And that’s before you even start considering the countless Indians, West Indians, South Africans and especially Australians who all helped shape the dynamics, traditions and culture of our sport.

And yet it was the egg-and-bacon wearers who took all the credit. They appointed themselves leaders, and succeeded in doing so – due to the wealth, power and social connections of their membership. And because the winners write the history, the history says that MCC gave us cricket. It is this mythology which underpins their retention of power in the twenty first century.

Just to get things into perspective – I’m not suggesting we gather outside the Grace Gates at dawn, brandishing flaming torches. This is not an exhortation to storm the MCC’s ramparts and tear down the rose-red pavilion brick by brick until we secure the overthrow of these villainous tyrants.

In many ways the MCC is a force for good. It funds coaching and access schemes, gives aspiring young players opportunities on the ground staff, promotes the Spirit Of Cricket initiative, organises tours to remote cricketing nations, and engages in many charitable enterprises.

Their members may wear hideous ties and blazers, and usually conform to their snobbish and fusty stereotype, but no harm comes of that. As a private club, the MCC can act as it pleases, and do whatever it wants with Lord’s, which is its property.

But the MCC should have no say or involvement whatsoever in the running of English cricket. The club’s powers were never justifiable in the first place, and certainly not in the year 2012. The club must lose its place on the ECB Board. That is beyond argument.

As for the Laws, the MCC should bring their expertise to bear as consultants. But surely now the ultimate decisions should rest with the ICC.

Unpalatable though it may seem to hand over something so precious to so Byzantine an organisation, it is no longer fair or logical to expect every cricketer from Mumbai to Harare to dance to a St John’s Wood tune. This is an age in which Ireland and Afghanistan are playing serious cricket, and even China are laying the foundations. The process must be transparent, global, and participatory.

Cricket is both the beneficiary and victim of its history. No other game has a richer or more fascinating heritage, and ours has bequeathed a value system, international context, cherished rivalries, and an endless source of intrigue and delight.

But history is to be selected from with care – you maintain the traditions which still have value and relevance, and update or discard those which don’t. The role of the MCC is the apotheosis of this principle within cricket. For this private and morally remote club to still wield power in 2012 is as anachronistic as two stumps, a curved bat, and underarm bowling.

Maxie Allen

16 comments

  • A few points:

    Major didn’t write an open letter. Quite the opposite. He wrote a letter which was only to be circulated among the committee, one of whom leaked it to the press.

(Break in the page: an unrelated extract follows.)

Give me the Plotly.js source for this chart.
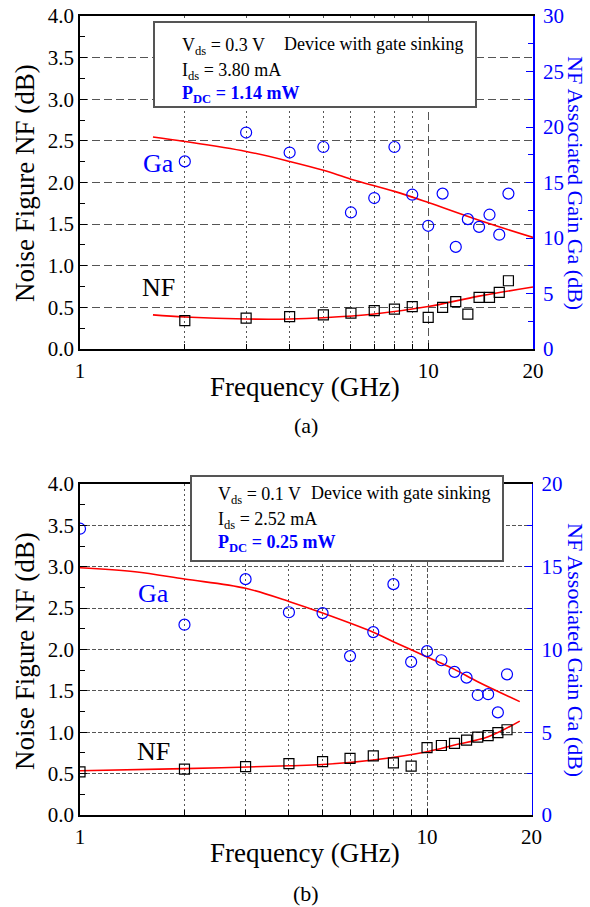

    “The saga has been all over the cricket press, and even beyond, in recent weeks – underlining the anomalously prominent role the MCC continues to maintain within the eccentric geography of English cricket.”

    Well, no, it doesn’t. The issue has been exclusively about the redevelopment of Lord’s. It hasn’t had any implications for cricket beyond the walls of the ground. It underlines the interest in a former prime minister being involved in a row.

    “Virtually anything the Marylebone Cricket Club do or say is news”

    This is neither true, nor does it serve the point being made in the article. In fact, virtually everything that goes on at the MCC goes unreported and unexamined. Surely the more damning point is that a body which has so much influence goes largely unnoticed?

    “Too many people at the apex of cricket’s hierarchy buy unthinkingly into the mythology of the MCC. Their belief in it borders on the religious. A divine provenance and mystique are ascribed to everything symbolised by the red and yellow iconography. The club’s leaders are regarded as high priests, their significance beyond question.”

    Regarded by whom? What’s the evidence for any of this? It smacks of a sweeping assertion to support a point.

    “The reality is rather more prosaic. The MCC is a private club, and nothing more”

    This would be to ignore its major function – it is also a business of a significant size. To ignore that is to ignore its role of making money, and its motivation in many things.

    “Much of the MCC’s clout derives from its ownership of Lord’s, which the club incessantly proclaims to be ‘the home of cricket’. This assertion involves a distorting simplification of cricket’s early history.”

    It doesn’t call itself the birthplace of cricket, which is what you go on to disprove. The England team was selected in its committee room, the Laws were written there and, as you say yourself, the worldwide game of cricket was run from Lord’s for generations. That seems reasonable grounds for the term ‘home’.

    ” Firstly, the club has a permanent seat on the fourteen-member ECB Board – the most senior decision-making tier of English cricket. In other words, a private club – both unaccountable to, and exclusive from, the general cricketing public – has a direct say in the way our game is run. No other organisation of its kind enjoys this privilege”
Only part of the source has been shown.